1. Rinse off the boat
It’s better to use freshwater for any boat cleaning task to lessen the amount of salt and minerals that gets into contact with your vessel. This will also get rid of the sand that may have accumulated in the nooks and crannies of your boat. Even if you’re not going to perform an all-out detailing job, a freshwater bath is still a preventive maintenance measure at the end of the day.
2. Clean the exterior with marine soap
Standard household cleaners are not boat-friendly, so try to avoid them when shopping for a cleaning product. These contain high-level alkaline that can strip the remaining wax off your hull and potentially damage it further. Work your way from top to bottom, and make sure to pay extra time on the hard water spots on the hull. You can use a vinegar solution to rid of hard water spotting, if your commercial cleaner can’t take care of the problem. Let the entire boat dry completely before applying wax.

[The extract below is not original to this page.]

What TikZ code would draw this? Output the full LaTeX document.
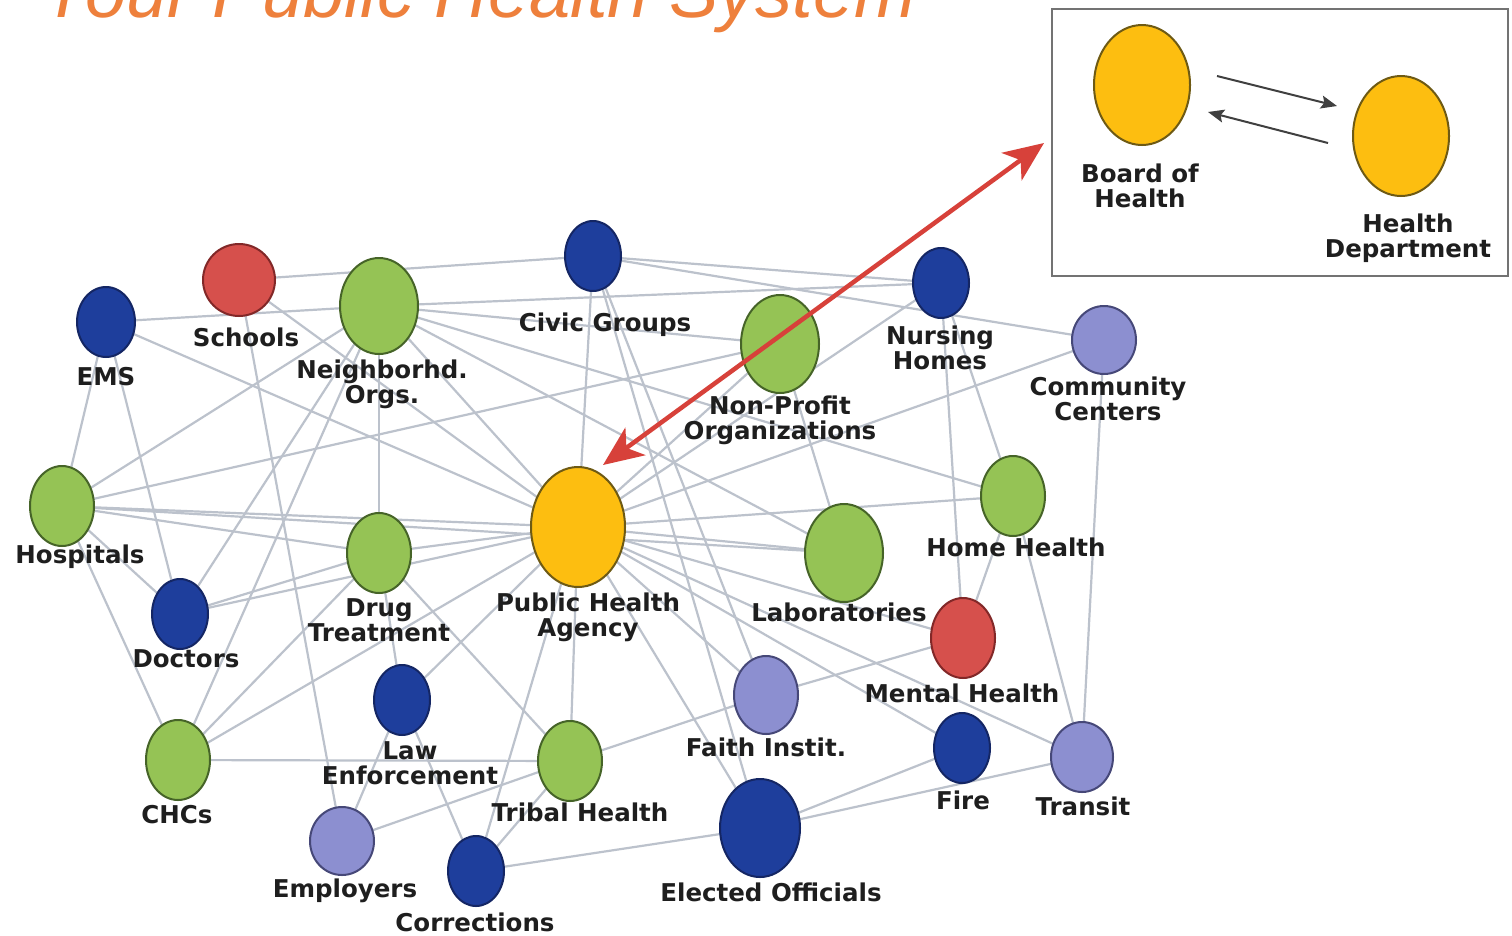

3. Pick the right wax product
Light oxidation or rusting can be addressed by cleaner wax, but heavy oxidation requires restorer wax. Assess the condition of your boat’s gel coat to determine which one you need. You can use a soft cloth or sponge to apply the wax manually. For a more even application, an electric buffer may be necessary. Rub in the product completely so that it forms a tough protective layer over the boat’s paint job. Allow your boat to dry before taking it out for a spin.